Es como una gran representación popular de la muerte de Cristo que parece cerrarse con el Santo Entierro, pero la escena final, la que le da un sentido, la que convalida el valor de esta vida y esta muerte, es la resurrección. Como dice San Pablo: si Cristo no ha resucitado vana es nuestra fe y permanecéis en vuestro pecado.

La gran tragedia del hombre es el pecado aunque, como advirtió hace tantos años Pio XII, cada vez haya menos conciencia de ello. Hablar de pecado no es políticamente correcto y a fuerza de no mentarlo puede parecer que no existe. Pero basta mirar a nuestro mundo y podemos ver las guerras, los constantes enfrentamientos aquí o allá, el hambre, el crimen, la corrupción, las crisis de la economía, de la familia, de la convivencia.

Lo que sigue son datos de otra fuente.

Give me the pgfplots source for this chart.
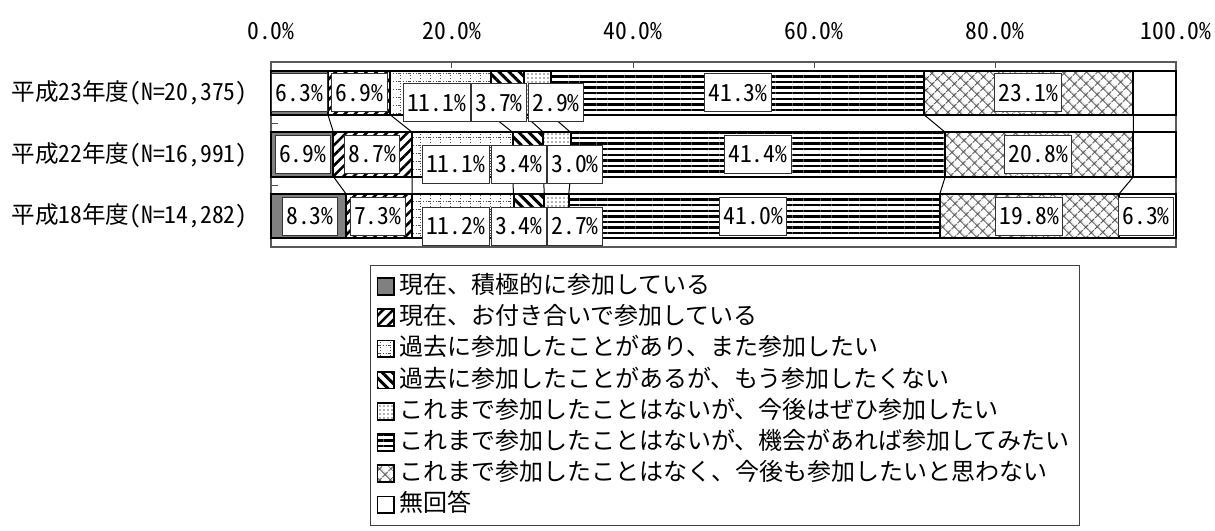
\documentclass[border=0pt]{standalone}
\usepackage{fontspec}
\usepackage{pgfplots}
\pgfplotsset{compat=1.18}
\usetikzlibrary{patterns,patterns.meta}
\setmainfont{Noto Sans CJK JP}
\newfontfamily\numfont{Noto Sans CJK JP}[RawFeature=+hwid]

\tikzdeclarepattern{
  name=dotgrid, type=uncolored,
  bounding box={(-0.5pt,-0.5pt) and (5.5pt,4.5pt)},
  tile size={(5pt,4pt)},
  code={\draw[line width=0.5pt, dash pattern=on 0.6pt off 0.8pt] (0,0)--(5pt,0) (0,0)--(0,4pt);}
}

\begin{document}
\begin{tikzpicture}
\begin{axis}[
    name=ax,
    at={(0,0)}, anchor=south west,
    scale only axis,
    width=452.5pt, height=92.5pt,
    xbar stacked,
    bar width=0.72,
    y dir=reverse,
    xmin=0, xmax=100,
    ymin=-0.5, ymax=2.5,
    xtick={0,20,40,60,80,100},
    xticklabels={0.0\%,20.0\%,40.0\%,60.0\%,80.0\%,100.0\%},
    xtick pos=right, xticklabel pos=right,
    xticklabel style={font=\numfont\fontsize{11.8pt}{13pt}\selectfont, inner sep=0pt, yshift=11pt},
    ytick={0,1,2},
    yticklabels={{平成23年度(N=20,375)},{平成22年度(N=16,991)},{平成18年度(N=14,282)}},
    minor ytick={0.5,1.5},
    ytick pos=left,
    yticklabel style={font=\numfont\fontsize{11.8pt}{13pt}\selectfont, inner sep=0pt, xshift=-11.5pt},
    tick align=inside,
    major tick length=3pt,
    minor tick length=3.5pt,
    major y tick style={draw=none},
    minor y tick style={black!70, line width=0.5pt},
    major x tick style={black!70, line width=0.5pt},
    axis line style={black!65, line width=1pt},
    clip=false,
    legend cell align=left,
    legend image code/.code={\draw[#1, line width=0.9pt] (0pt,-4.2pt) rectangle (8.4pt,4.2pt);},
    legend style={at={(0.1094,-0.097)}, anchor=north west,
        draw=black!75, line width=0.5pt,
        font=\fontsize{12pt}{14pt}\selectfont,
        nodes={inner ysep=0pt, text height=9.5pt, text depth=2.5pt},
        inner xsep=3pt, inner ysep=4.5pt, row sep=3.6pt,
        /tikz/every even column/.append style={column sep=2.5pt}},
    every axis plot/.append style={draw=black, line width=1pt},
]
\addplot[fill=black!50] coordinates {(6.3,0) (6.9,1) (8.3,2)};
\addplot[fill=white, pattern={Lines[angle=45,distance=3.6pt,line width=1.3pt]}] coordinates {(6.9,0) (8.7,1) (7.3,2)};
\addplot[fill=white, pattern=dotgrid, pattern color=black!70] coordinates {(11.1,0) (11.1,1) (11.2,2)};
\addplot[fill=white, pattern={Lines[angle=-45,distance=3.6pt,line width=1.5pt]}] coordinates {(3.7,0) (3.4,1) (3.4,2)};
\addplot[fill=white, pattern={Dots[distance=2pt,radius=0.4pt]}, pattern color=black!60] coordinates {(2.9,0) (3.0,1) (2.7,2)};
\addplot[fill=white, pattern={Lines[angle=0,distance=2.8pt,line width=1.2pt]}] coordinates {(41.3,0) (41.4,1) (41.0,2)};
\addplot[fill=white, pattern={Hatch[angle=45,distance=4pt,line width=0.5pt]}, pattern color=black!70] coordinates {(23.1,0) (20.8,1) (19.8,2)};
\addplot[fill=white] coordinates {(4.7,0) (4.7,1) (6.3,2)};
\legend{現在、積極的に参加している,
        現在、お付き合いで参加している,
        過去に参加したことがあり、また参加したい,
        過去に参加したことがあるが、もう参加したくない,
        これまで参加したことはないが、今後はぜひ参加したい,
        これまで参加したことはないが、機会があれば参加してみたい,
        これまで参加したことはなく、今後も参加したいと思わない,
        無回答}
\end{axis}

\begin{axis}[
    at={(0,0)}, anchor=south west,
    scale only axis,
    width=452.5pt, height=92.5pt,
    y dir=reverse,
    xmin=0, xmax=100,
    ymin=-0.5, ymax=2.5,
    hide axis,
    clip=false,
    unbounded coords=jump,
]
% series lines between bars
\addplot[black, line width=0.5pt] coordinates {
  (6.3,0.36) (6.9,0.64) (nan,nan)
  (13.2,0.36) (15.6,0.64) (nan,nan)
  (24.3,0.36) (26.7,0.64) (nan,nan)
  (28.0,0.36) (30.1,0.64) (nan,nan)
  (30.9,0.36) (33.1,0.64) (nan,nan)
  (72.2,0.36) (74.5,0.64) (nan,nan)
  (95.3,0.36) (95.3,0.64) (nan,nan)
  (6.9,1.36) (8.3,1.64) (nan,nan)
  (15.6,1.36) (15.6,1.64) (nan,nan)
  (26.7,1.36) (26.8,1.64) (nan,nan)
  (30.1,1.36) (30.2,1.64) (nan,nan)
  (33.1,1.36) (32.9,1.64) (nan,nan)
  (74.5,1.36) (73.9,1.64) (nan,nan)
  (95.3,1.36) (93.7,1.64)
};
% data labels
\addplot[draw=none, mark=none, point meta=explicit symbolic,
    nodes near coords,
    every node near coord/.append style={anchor=center, draw=black!80, line width=0.5pt,
        fill=white, inner xsep=2pt, inner ysep=0pt, minimum height=19pt,
        font=\numfont\fontsize{11.8pt}{13pt}\selectfont}]
coordinates {
  (3.15,0) [6.3\%]   (9.77,0) [6.9\%]   (18.3,0.16) [11.1\%] (25.2,0.16) [3.7\%]
  (31.5,0.16) [2.9\%] (51.6,0) [41.3\%] (83.7,0) [23.1\%]
  (3.5,1) [6.9\%]    (11.2,1) [8.7\%]   (20.4,1.16) [11.1\%] (27.4,1.16) [3.4\%]
  (33.6,1.16) [3.0\%] (53.8,1) [41.4\%] (84.8,1) [20.8\%]
  (4.3,2) [8.3\%]    (11.8,2) [7.3\%]   (20.4,2.16) [11.2\%] (27.4,2.16) [3.4\%]
  (33.6,2.16) [2.7\%] (53.3,2) [41.0\%] (83.8,2) [19.8\%] (96.7,2) [6.3\%]
};
\end{axis}
\pgfresetboundingbox
\path ([shift={(-135.5pt,-141.5pt)}]ax.south west) rectangle ([shift={(19.5pt,31pt)}]ax.north east);
\end{tikzpicture}
\end{document}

No son cosas que se produzcan por causas naturales como los terremotos, los volcanes o el mal tiempo, nacen del pecado de unos y otros, del odio, de la avaricia, de la lujuria, de la envidia, de la codicia, del hedonismo o el consumismo que se buscan como sucedáneos de la felicidad.

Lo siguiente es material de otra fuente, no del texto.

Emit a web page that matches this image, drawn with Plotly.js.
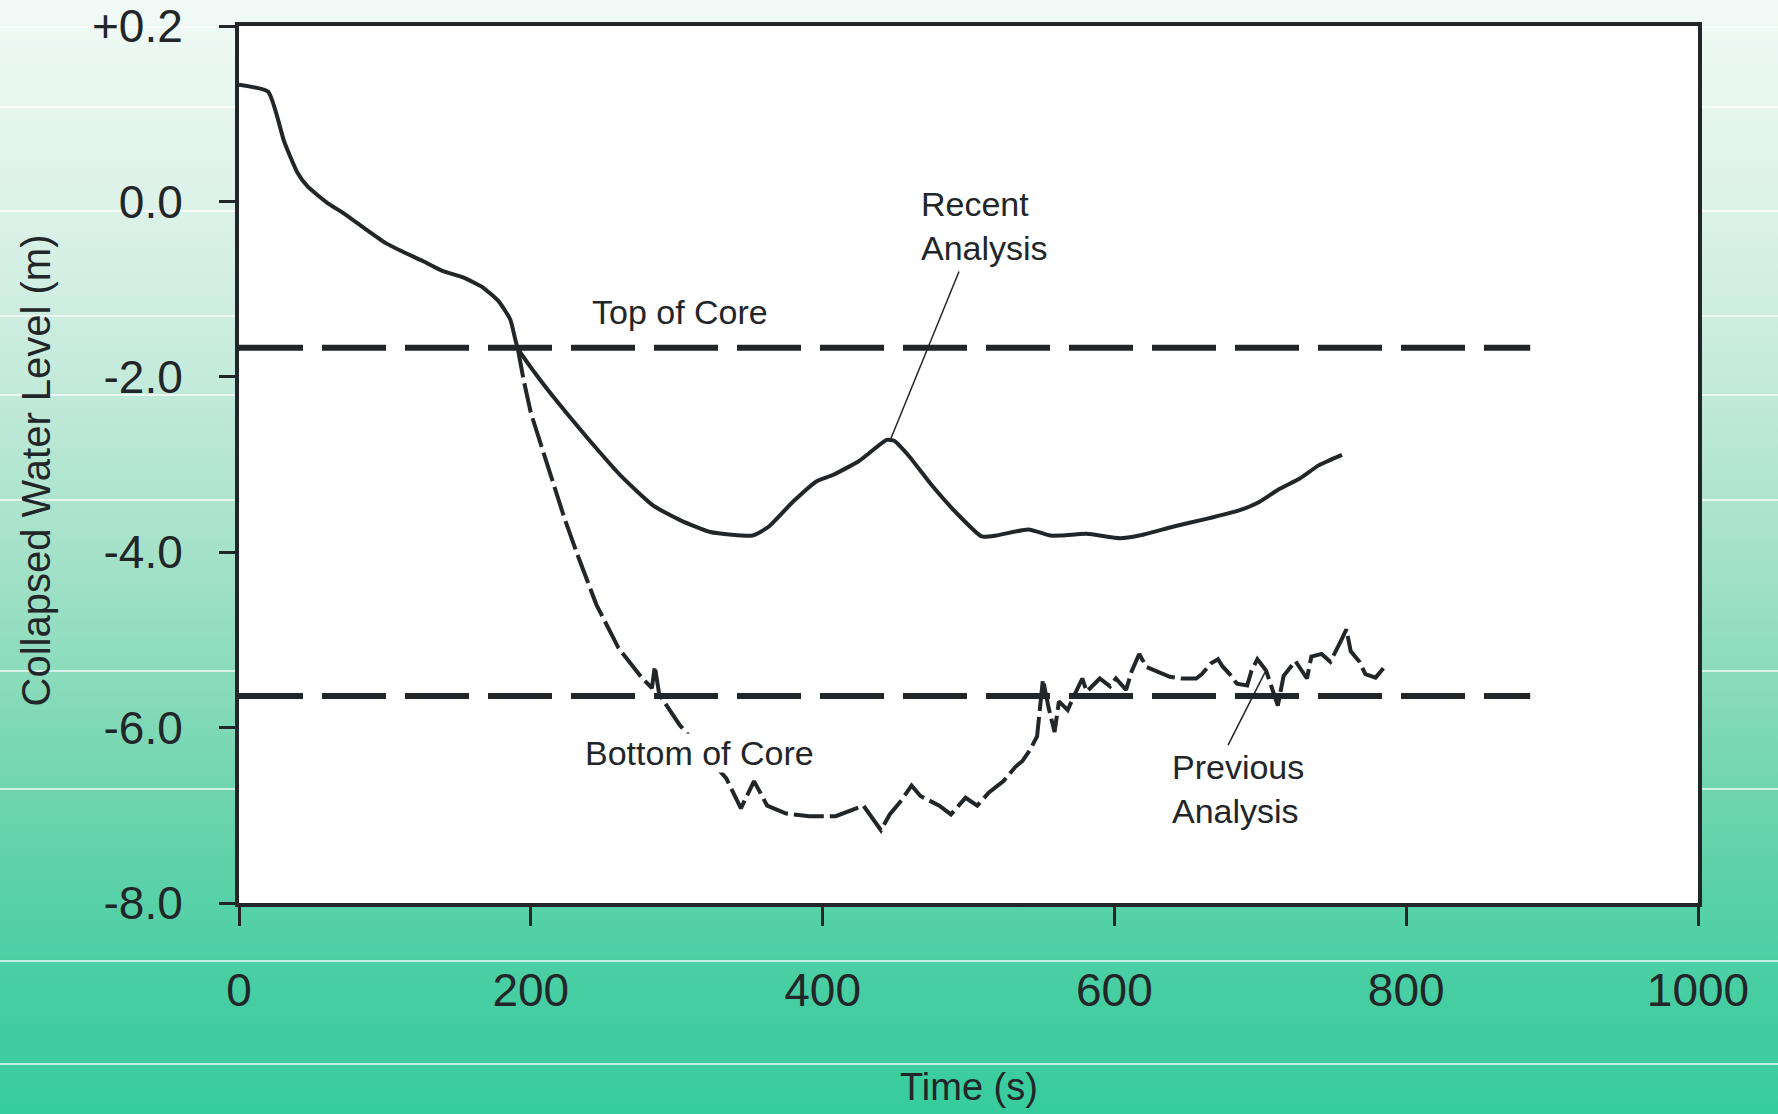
<!DOCTYPE html>
<html>
<head>
<meta charset="utf-8">
<script src="https://cdn.plot.ly/plotly-3.0.1.min.js"></script>
<style>
  html, body { margin: 0; padding: 0; width: 1778px; height: 1114px; overflow: hidden; }
  body {
    background: linear-gradient(to bottom,
      #f1faf6 0%, #dcf2e8 19%, #c2eada 35%, #a2e1c7 51%,
      #82d9b8 64%, #60d2ab 77%, #47cea2 89%, #37cc9d 100%);
  }
  #chart { width: 1778px; height: 1114px; }
</style>
</head>
<body>
<div id="chart"></div>
<script>
// ---- Data ----
// Recent Analysis (solid)
const recentT = [0, 20, 31, 40, 47, 60, 73, 87, 100, 113, 126, 139, 154, 167, 178, 186, 191,
  203, 216, 240, 263, 284, 303, 323, 352, 363, 380, 396, 407, 425, 444, 449, 459, 475, 491,
  509, 519, 541, 556, 563, 581, 604, 617, 640, 663, 686, 699, 713, 727, 740, 756];
const recentY = [1.33, 1.25, 0.68, 0.33, 0.17, -0.01, -0.15, -0.32, -0.47, -0.58, -0.68, -0.79,
  -0.87, -0.98, -1.14, -1.35, -1.67, -1.96, -2.24, -2.72, -3.15, -3.47, -3.64, -3.77, -3.81,
  -3.71, -3.42, -3.19, -3.12, -2.96, -2.72, -2.73, -2.90, -3.24, -3.54, -3.82, -3.81, -3.74,
  -3.81, -3.81, -3.79, -3.84, -3.81, -3.71, -3.62, -3.52, -3.43, -3.28, -3.16, -3.01, -2.89];

// Previous Analysis (dashed)
const previousT = [191, 195, 200, 207, 215, 223, 232, 245, 260, 276, 283, 285, 288, 302,
  334, 344, 353, 362, 375, 391, 409, 420, 428, 440, 446, 454, 461, 467, 480, 488, 498, 506,
  514, 524, 532, 537, 542, 547, 551, 555, 559, 562, 568, 572, 578, 581, 590, 597, 601, 608,
  612, 617, 622, 638, 646, 656, 660, 666, 671, 674, 679, 684, 691, 694, 698, 704, 712, 716,
  724, 732, 735, 742, 748, 755, 759, 762, 768, 772, 779, 785];
const previousY = [-1.67, -2.03, -2.41, -2.78, -3.17, -3.61, -4.03, -4.60, -5.09, -5.43,
  -5.55, -5.30, -5.62, -5.97, -6.58, -6.92, -6.61, -6.89, -6.98, -7.01, -7.01, -6.94, -6.89,
  -7.17, -6.99, -6.83, -6.66, -6.78, -6.89, -6.99, -6.80, -6.89, -6.74, -6.61, -6.45, -6.38,
  -6.26, -6.10, -5.45, -5.78, -6.05, -5.70, -5.80, -5.65, -5.44, -5.59, -5.44, -5.53, -5.44,
  -5.57, -5.35, -5.16, -5.31, -5.42, -5.44, -5.44, -5.39, -5.27, -5.22, -5.30, -5.39, -5.50,
  -5.52, -5.35, -5.22, -5.35, -5.75, -5.41, -5.24, -5.44, -5.19, -5.16, -5.25, -5.02, -4.88,
  -5.13, -5.25, -5.39, -5.43, -5.31];

// Core reference levels
const coreT = [0, 885];
const topOfCore = -1.67;
const bottomOfCore = -5.64;

// Axis ticks
const xTickVals = [0, 200, 400, 600, 800, 1000];
const xTickText = ['0', '200', '400', '600', '800', '1000'];
const yTickVals = [2, 0, -2, -4, -6, -8];
const yTickText = ['+0.2', '0.0', '-2.0', '-4.0', '-6.0', '-8.0'];

// ---- Figure ----
const INK = '#222628';
const FONT = 'Liberation Sans, Arial, Helvetica, sans-serif';
const W = 1778, H = 1114;
const M = {l: 239, r: 80, t: 26, b: 211};
const PW = W - M.l - M.r, PH = H - M.t - M.b;

const traces = [
  {x: coreT, y: coreT.map(() => topOfCore), mode: 'lines', name: 'Top of Core',
   line: {color: INK, width: 6, dash: '64px,19px'}, hoverinfo: 'skip'},
  {x: coreT, y: coreT.map(() => bottomOfCore), mode: 'lines', name: 'Bottom of Core',
   line: {color: INK, width: 6, dash: '64px,19px'}, hoverinfo: 'skip'},
  {x: previousT, y: previousY, mode: 'lines', name: 'Previous Analysis',
   line: {color: INK, width: 4, dash: '30px,6px'}},
  {x: recentT, y: recentY, mode: 'lines', name: 'Recent Analysis',
   line: {color: INK, width: 4, shape: 'spline', smoothing: 0.5}}
];

// thin white bands across the page background
const bandPx = [27, 107, 211, 316, 395, 500, 671, 789, 961, 1064];
const shapes = bandPx.map(py => ({
  type: 'line', xref: 'paper', yref: 'paper', layer: 'below',
  x0: -M.l / PW, x1: (W - M.l) / PW,
  y0: (M.t + PH - py) / PH, y1: (M.t + PH - py) / PH,
  line: {color: 'rgba(255,255,255,0.9)', width: 1.5}
}));
// leader lines
shapes.push({type: 'line', xref: 'x', yref: 'y', x0: 493.5, y0: -0.80, x1: 446.9, y1: -2.70,
             line: {color: INK, width: 1.5}});
shapes.push({type: 'line', xref: 'x', yref: 'y', x0: 677.9, y0: -6.20, x1: 703.2, y1: -5.37,
             line: {color: INK, width: 1.5}});

const annFont = {family: FONT, size: 34, color: INK};
const annotations = [
  {x: 240.6, y: -1.26, xref: 'x', yref: 'y', text: 'Top of Core', showarrow: false,
   xanchor: 'left', yanchor: 'middle', font: annFont},
  {x: 466, y: -0.28, xref: 'x', yref: 'y', text: 'Recent<br>Analysis', showarrow: false,
   xanchor: 'left', yanchor: 'middle', align: 'left', font: annFont},
  {x: 236.5, y: -6.29, xref: 'x', yref: 'y', text: 'Bottom of Core', showarrow: false,
   xanchor: 'left', yanchor: 'middle', font: annFont, bgcolor: '#ffffff', borderpad: 0},
  {x: 638, y: -6.70, xref: 'x', yref: 'y', text: 'Previous<br>Analysis', showarrow: false,
   xanchor: 'left', yanchor: 'middle', align: 'left', font: annFont},
  // axis titles
  {x: 0, y: 0.5, xref: 'paper', yref: 'paper', xshift: -204, yshift: -6,
   text: 'Collapsed Water Level (m)', textangle: -90, showarrow: false,
   xanchor: 'center', yanchor: 'middle', font: {family: FONT, size: 40, color: INK}},
  {x: 0.5, y: 0, xref: 'paper', yref: 'paper', yshift: -(1087 - (M.t + PH)),
   text: 'Time (s)', showarrow: false, xanchor: 'center', yanchor: 'middle',
   font: {family: FONT, size: 38, color: INK}}
];

const layout = {
  width: W, height: H,
  margin: M,
  paper_bgcolor: 'rgba(0,0,0,0)',
  plot_bgcolor: '#ffffff',
  showlegend: false,
  font: {family: FONT, color: INK},
  xaxis: {
    range: [0, 1000], tickvals: xTickVals, ticktext: xTickText,
    showgrid: false, zeroline: false,
    showline: true, linewidth: 4, linecolor: INK, mirror: true,
    ticks: 'outside', ticklen: 19, tickwidth: 3, tickcolor: INK,
    ticklabelstandoff: 25,
    tickfont: {family: FONT, size: 46, color: INK}
  },
  yaxis: {
    range: [-8, 2], tickvals: yTickVals, ticktext: yTickText,
    showgrid: false, zeroline: false,
    showline: true, linewidth: 4, linecolor: INK, mirror: true,
    ticks: 'outside', ticklen: 16, tickwidth: 3, tickcolor: INK,
    ticklabelstandoff: 27,
    tickfont: {family: FONT, size: 46, color: INK}
  },
  shapes: shapes,
  annotations: annotations
};

Plotly.newPlot('chart', traces, layout, {staticPlot: true, displayModeBar: false});
</script>
</body>
</html>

Necesitamos ser salvados de nuestra situación de pecadores y de tal manera amó Dios al mundo, que dio su único Hijo, para que todo el que creyere en Él no perezca sino que tenga vida eterna.

Muchos han venimos ofreciendo como solución a los problemas del mundo el cambio más o menos violento de las estructuras sociales, pero tales cambios no pueden erradicar el pecado del corazón del hombre.

Es Cristo, el Hijo de Dios, el que ha tomado sobre sí todos los pecados del mundo, aceptando la muerte por nosotros, en lugar de nosotros. La resurrección es la prueba de su divinidad. Fue ejecutado por blasfemo ya que las autoridades judías no podía aceptar que se proclamara Hijo de Dios, pero su vuelta a la vida glorioso acreditó que Él era la verdad y verdad sus palabras y sus promesas, ineludibles sus mandatos de amor, de unidad, de anuncio al mundo entero de la buena noticia de que estamos salvados, si creemos en Él y en el Padre que por amor nos lo envió.

Cumplió su promesa de quedarse siempre con nosotros en la Eucaristía y en su Iglesia. Cumplió su promesa de enviarnos la ayuda permanente del Espíritu Santo que puede transformarnos de pecadores en santos, siempre que estemos dispuestos a acoger sus dones,  seguir sus inspiraciones,  atender sus llamadas.

Cristo resucitado y glorioso nos garantiza nuestra propia resurrección a una vida bienaventurada,  si creemos en Él y lo seguimos. ¡Feliz Pascua!